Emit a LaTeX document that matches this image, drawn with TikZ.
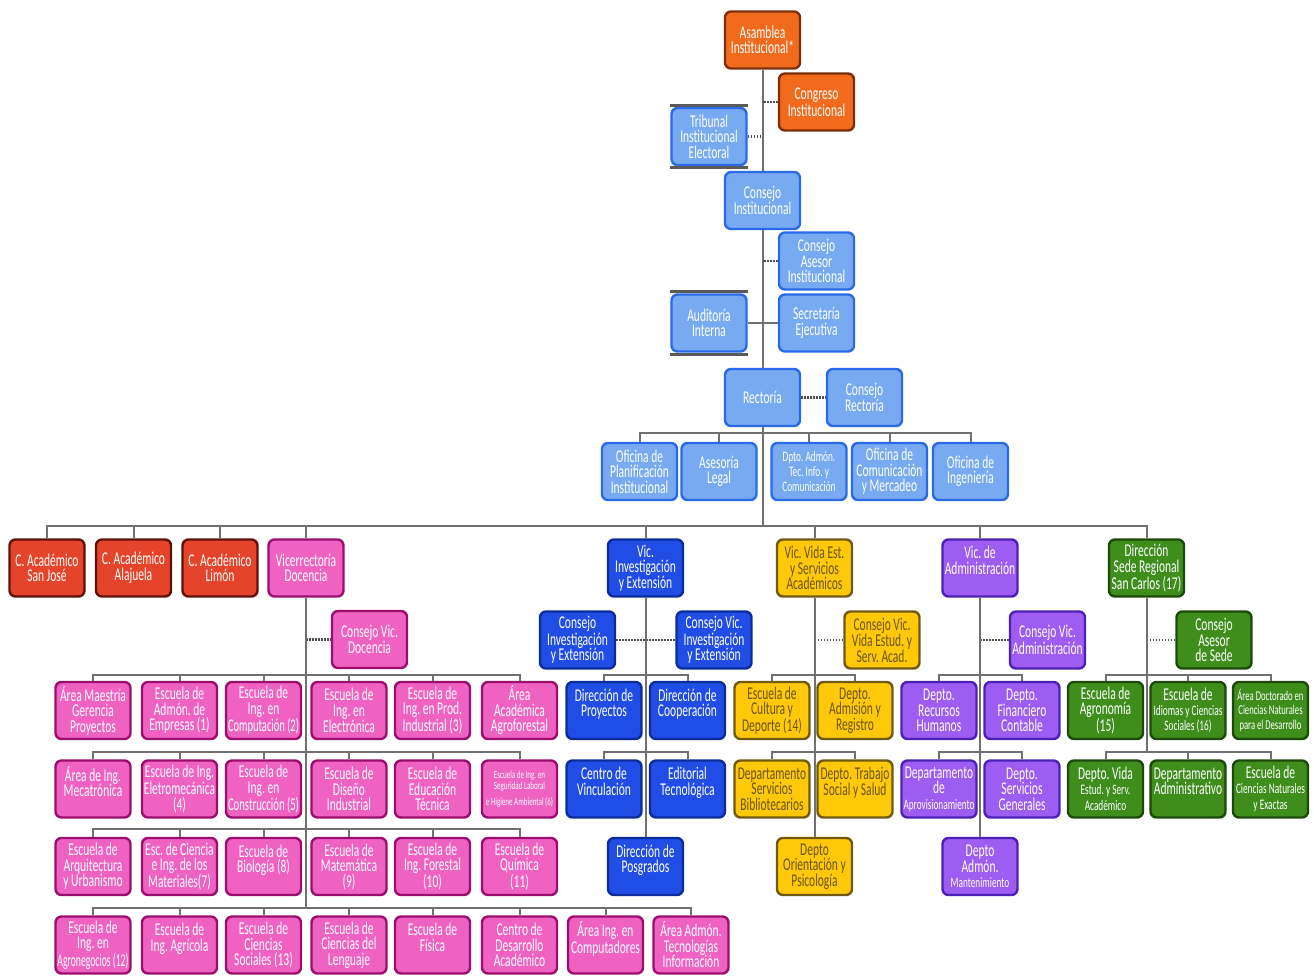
\documentclass[tikz,border=0pt]{standalone}
\usepackage{graphicx}
\usepackage{fontspec}
\setmainfont{Carlito}[FakeStretch=0.64]
\definecolor{orgF}{HTML}{F26A1B}\definecolor{orgD}{HTML}{7C2E0C}
\definecolor{lbF}{HTML}{78AAF2}\definecolor{lbD}{HTML}{2A6AE6}
\definecolor{redF}{HTML}{E6432B}\definecolor{redD}{HTML}{5C120A}
\definecolor{pkF}{HTML}{F062C2}\definecolor{pkD}{HTML}{9A0F6E}
\definecolor{blF}{HTML}{1F4DE6}\definecolor{blD}{HTML}{0B2C9A}
\definecolor{ylF}{HTML}{FFC90A}\definecolor{ylD}{HTML}{6E5A12}\definecolor{ylT}{HTML}{6A5414}
\definecolor{puF}{HTML}{9D5CF2}\definecolor{puD}{HTML}{4B22B5}
\definecolor{grF}{HTML}{3F8E1C}\definecolor{grD}{HTML}{1D4A0A}
\definecolor{lineC}{HTML}{707070}
\definecolor{dotC}{HTML}{505050}
\newcommand\smt{\fontsize{14.5}{15}\selectfont}
\newcommand\tnt{\fontsize{11}{11.5}\selectfont}
\newcommand\mdt{\fontsize{13.5}{14}\selectfont}
% squeeze a line horizontally so that it never runs past the box
\newsavebox\fitbox
\newcommand\fit[1]{\sbox\fitbox{#1}%
  \ifdim\wd\fitbox>71pt\relax\resizebox{71pt}{\ht\fitbox}{\usebox\fitbox}%
  \else\usebox\fitbox\fi}
\begin{document}
\frenchspacing
\begin{tikzpicture}[x=1pt,y=-1pt,
  box/.style={rounded corners=6pt, line width=2.4pt, text width=73pt,
    minimum height=57pt, inner sep=1pt, align=flush center, text=white,
    font=\fontsize{18}{15.5}\selectfont},
  orgbox/.style={box, fill=orgF, draw=orgD},
  lbbox/.style={box, fill=lbF, draw=lbD},
  redbox/.style={box, fill=redF, draw=redD},
  pkbox/.style={box, fill=pkF, draw=pkD},
  blbox/.style={box, fill=blF, draw=blD},
  ylbox/.style={box, fill=ylF, draw=ylD, text=ylT},
  pubox/.style={box, fill=puF, draw=puD},
  grbox/.style={box, fill=grF, draw=grD},
  link/.style={draw=lineC, line width=2pt},
  dots/.style={draw=dotC, line width=2.4pt, dash pattern=on 1.6pt off 1.4pt},
  staffbar/.style={draw=lineC!80!black, line width=2.6pt}]
\useasboundingbox (0,0) rectangle (1314,976);

% ---------- governing bodies ----------
\node[orgbox] (asam) at (762.5,40) {Asamblea\\Institucional*};
\node[orgbox] (cong) at (816.5,102) {Congreso\\Institucional};
\node[lbbox] (trib) at (709,136.5) {Tribunal\\Institucional\\Electoral};
\node[lbbox] (cinst) at (762.5,200.5) {Consejo\\Institucional};
\node[lbbox] (case) at (816.5,261) {Consejo\\Asesor\\Institucional};
\node[lbbox] (audi) at (709,323) {Auditoría\\Interna};
\node[lbbox] (secr) at (816.5,323) {Secretaría\\Ejecutiva};
\node[lbbox] (rect) at (762.5,397.5) {Rectoría};
\node[lbbox] (crect) at (864.5,397.5) {Consejo\\Rectoría};

\foreach \n in {trib,audi}{
  \draw[staffbar] ([yshift=1.5pt]\n.north west) -- ([yshift=1.5pt]\n.north east);
  \draw[staffbar] ([yshift=-1.5pt]\n.south west) -- ([yshift=-1.5pt]\n.south east);
}

\draw[link] (asam.south) -- (cinst.north);
\draw[link] (cinst.south) -- (rect.north);
\draw[dots] (cong.west) -- (cong.west -| asam.south);
\draw[dots] (trib.east) -- (trib.east -| asam.south);
\draw[dots] (case.west) -- (case.west -| asam.south);
\draw[link] (audi.east) -- (secr.west);
\draw[dots] (rect.east) -- (crect.west);

% ---------- offices of the rectory ----------
\node[lbbox] (ofpl) at (639.5,471.5) {Oficina de\\\fit{Planificación}\\Institucional};
\node[lbbox] (aleg) at (719,471.5) {Asesoría\\Legal};
\node[lbbox] (dtic) at (809,471.5) {\smt Dpto. Admón.\\\smt Tec. Info. y\\\smt Comunicación};
\node[lbbox] (ocom) at (889.5,471.5) {Oficina de\\\fit{Comunicación}\\y Mercadeo};
\node[lbbox] (oing) at (970.5,471.5) {Oficina de\\Ingeniería};

\coordinate (obar) at (762.5,433);
\foreach \n in {ofpl,aleg,dtic,ocom,oing} \draw[link] (obar) -| (\n.north);

% ---------- vice-rectories and campuses ----------
\node[redbox] (csj) at (47,568) {\fit{C. Académico}\\San José};
\node[redbox] (cal) at (133.5,568) {\fit{C. Académico}\\Alajuela};
\node[redbox] (cli) at (220,568) {\fit{C. Académico}\\Limón};
\node[pkbox] (vdoc) at (306,568) {Vicerrectoría\\Docencia};
\node[blbox] (vinv) at (645.5,568) {Vic.\\Investigación\\y Extensión};
\node[ylbox] (vvida) at (814.5,568) {Vic. Vida Est.\\y Servicios\\Académicos};
\node[pubox] (vadm) at (980,568) {Vic. de\\\fit{Administración}\\~};
\node[grbox] (sede) at (1146.5,568) {Dirección\\Sede Regional\\\fit{San Carlos (17)}};

\coordinate (mbar) at (762.5,526);
\draw[link] (rect.south) -- (mbar);
\foreach \n in {csj,cal,cli,vdoc,vinv,vvida,vadm,sede} \draw[link] (mbar) -| (\n.north);

% ---------- councils ----------
\node[pkbox] (cvdoc) at (369.5,639.5) {Consejo Vic.\\Docencia};
\node[blbox] (cinv) at (577.5,640) {Consejo\\Investigación\\y Extensión};
\node[blbox] (cvinv) at (714,640) {Consejo Vic.\\Investigación\\y Extensión};
\node[ylbox] (cvvida) at (882,640) {Consejo Vic.\\\fit{Vida Estud. y}\\Serv. Acad.};
\node[pubox] (cvadm) at (1047.5,640) {Consejo Vic.\\\fit{Administración}};
\node[grbox] (csede) at (1214,640) {Consejo\\Asesor\\de Sede};

\draw[dots] (cvdoc.west -| vdoc.south) -- (cvdoc.west);
\draw[dots] (cinv.east) -- (cvinv.west);
\draw[dots] (cvvida.west -| vvida.south) -- (cvvida.west);
\draw[dots] (cvadm.west -| vadm.south) -- (cvadm.west);
\draw[dots] (csede.west -| sede.south) -- (csede.west);

% ---------- academic schools ----------
\node[pkbox] (d1a) at (93,710.5) {\fit{Área Maestría}\\Gerencia\\Proyectos};
\node[pkbox] (d1b) at (179.5,710.5) {Escuela de\\Admón. de\\\fit{Empresas (1)}};
\node[pkbox] (d1c) at (263.5,710.5) {Escuela de\\Ing. en\\\fit{Computación (2)}};
\node[pkbox] (d1d) at (349,710.5) {Escuela de\\Ing. en\\Electrónica};
\node[pkbox] (d1e) at (432.5,710.5) {Escuela de\\Ing. en Prod.\\\fit{Industrial (3)}};
\node[pkbox] (d1f) at (519.5,710.5) {Área\\Académica\\Agroforestal};

\node[pkbox] (d2a) at (93,789) {Área de Ing.\\Mecatrónica\\~};
\node[pkbox] (d2b) at (179.5,789) {\fit{Escuela de Ing.}\\\fit{Eletromecánica}\\(4)};
\node[pkbox] (d2c) at (263.5,789) {Escuela de\\Ing. en\\\fit{Construcción (5)}};
\node[pkbox] (d2d) at (349,789) {Escuela de\\Diseño\\Industrial};
\node[pkbox] (d2e) at (432.5,789) {Escuela de\\Educación\\Técnica};
\node[pkbox] (d2f) at (519.5,789) {\tnt\fit{Escuela de Ing. en}\\\tnt\fit{Seguridad Laboral}\\\tnt\fit{e Higiene Ambiental (6)}};

\node[pkbox] (d3a) at (93,866.5) {Escuela de\\\fit{Arquitectura}\\y Urbanismo};
\node[pkbox] (d3b) at (179.5,866.5) {\fit{Esc. de Ciencia}\\e Ing. de los\\\fit{Materiales(7)}};
\node[pkbox] (d3c) at (263.5,866.5) {Escuela de\\Biología (8)\\~};
\node[pkbox] (d3d) at (349,866.5) {Escuela de\\Matemática\\(9)};
\node[pkbox] (d3e) at (432.5,866.5) {Escuela de\\Ing. Forestal\\(10)};
\node[pkbox] (d3f) at (519.5,866.5) {Escuela de\\Química\\(11)};

\node[pkbox] (d4a) at (93,945) {Escuela de\\Ing. en\\\fit{Agronegocios (12)}};
\node[pkbox] (d4b) at (179.5,945) {Escuela de\\Ing. Agrícola\\~};
\node[pkbox] (d4c) at (263.5,945) {Escuela de\\Ciencias\\\fit{Sociales (13)}};
\node[pkbox] (d4d) at (349,945) {Escuela de\\Ciencias del\\Lenguaje};
\node[pkbox] (d4e) at (432.5,945) {Escuela de\\Física\\~};
\node[pkbox] (d4f) at (519.5,945) {Centro de\\Desarrollo\\Académico};
\node[pkbox] (d4g) at (605.5,945) {Área Ing. en\\\fit{Computadores}\\~};
\node[pkbox] (d4h) at (691,945) {Área Admón.\\\fit{Tecnologías}\\\fit{Información}};

\coordinate (db1) at (306,675);
\coordinate (db2) at (306,752);
\coordinate (db3) at (306,829);
\coordinate (db4) at (306,908);
\draw[link] (vdoc.south) -- (db4);
\foreach \n in {d1a,d1b,d1c,d1d,d1e,d1f} \draw[link] (db1) -| (\n.north);
\foreach \n in {d2a,d2b,d2c,d2d,d2e,d2f} \draw[link] (db2) -| (\n.north);
\foreach \n in {d3a,d3b,d3c,d3d,d3e,d3f} \draw[link] (db3) -| (\n.north);
\foreach \n in {d4a,d4b,d4c,d4d,d4e,d4f,d4g,d4h} \draw[link] (db4) -| (\n.north);

% ---------- research and extension ----------
\node[blbox] (i1a) at (604,710.5) {\fit{Dirección de}\\Proyectos\\~};
\node[blbox] (i1b) at (687.5,710.5) {\fit{Dirección de}\\\fit{Cooperación}\\~};
\node[blbox] (i2a) at (604,789) {Centro de\\Vinculación\\~};
\node[blbox] (i2b) at (687.5,789) {Editorial\\Tecnológica\\~};
\node[blbox] (ipos) at (645.5,866.5) {\fit{Dirección de}\\Posgrados\\~};

\coordinate (ib1) at (645.5,675);
\coordinate (ib2) at (645.5,752);
\draw[link] (vinv.south) -- (ipos.north);
\foreach \n in {i1a,i1b} \draw[link] (ib1) -| (\n.north);
\foreach \n in {i2a,i2b} \draw[link] (ib2) -| (\n.north);

% ---------- student life ----------
\node[ylbox] (v1a) at (772,710.5) {Escuela de\\Cultura y\\\fit{Deporte (14)}};
\node[ylbox] (v1b) at (855,710.5) {Depto.\\Admisión y\\Registro};
\node[ylbox] (v2a) at (772,789) {\fit{Departamento}\\Servicios\\\fit{Bibliotecarios}};
\node[ylbox] (v2b) at (855,789) {\fit{Depto. Trabajo}\\\fit{Social y Salud}\\~};
\node[ylbox] (vori) at (814.5,866.5) {Depto\\\fit{Orientación y}\\Psicología};

\coordinate (vb1) at (814.5,675);
\coordinate (vb2) at (814.5,752);
\draw[link] (vvida.south) -- (vori.north);
\foreach \n in {v1a,v1b} \draw[link] (vb1) -| (\n.north);
\foreach \n in {v2a,v2b} \draw[link] (vb2) -| (\n.north);

% ---------- administration ----------
\node[pubox] (a1a) at (939,710.5) {Depto.\\Recursos\\Humanos};
\node[pubox] (a1b) at (1022,710.5) {Depto.\\Financiero\\Contable};
\node[pubox] (a2a) at (939,789) {\fit{Departamento}\\de\\\smt\fit{Aprovisionamiento}};
\node[pubox] (a2b) at (1022,789) {Depto.\\Servicios\\Generales};
\node[pubox] (amnt) at (980,866.5) {Depto\\Admón.\\\smt\fit{Mantenimiento}};

\coordinate (ab1) at (980,675);
\coordinate (ab2) at (980,752);
\draw[link] (vadm.south) -- (amnt.north);
\foreach \n in {a1a,a1b} \draw[link] (ab1) -| (\n.north);
\foreach \n in {a2a,a2b} \draw[link] (ab2) -| (\n.north);

% ---------- San Carlos campus ----------
\node[grbox] (s1a) at (1105.5,710.5) {Escuela de\\Agronomía\\(15)};
\node[grbox] (s1b) at (1188,710.5) {Escuela de\\\smt\fit{Idiomas y Ciencias}\\\fit{Sociales (16)}};
\node[grbox] (s1c) at (1270.5,710.5) {\mdt\fit{Área Doctorado en}\\\mdt\fit{Ciencias Naturales}\\\mdt\fit{para el Desarrollo}};
\node[grbox] (s2a) at (1105.5,789) {Depto. Vida\\\smt Estud. y Serv.\\\smt Académico};
\node[grbox] (s2b) at (1188,789) {\fit{Departamento}\\\fit{Administrativo}\\~};
\node[grbox] (s2c) at (1270.5,789) {Escuela de\\\smt\fit{Ciencias Naturales}\\y Exactas};

\coordinate (sb1) at (1146.5,675);
\coordinate (sb2) at (1146.5,752);
\draw[link] (sede.south) -- (sb2);
\foreach \n in {s1a,s1b,s1c} \draw[link] (sb1) -| (\n.north);
\foreach \n in {s2a,s2b,s2c} \draw[link] (sb2) -| (\n.north);
\end{tikzpicture}
\end{document}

++++

=== Do this ===
Leave out every line without the string "that" and copy the rest.

=== Exercise response ===
Emit a LaTeX document that matches this image, drawn with TikZ.
% squeeze a line horizontally so that it never runs past the box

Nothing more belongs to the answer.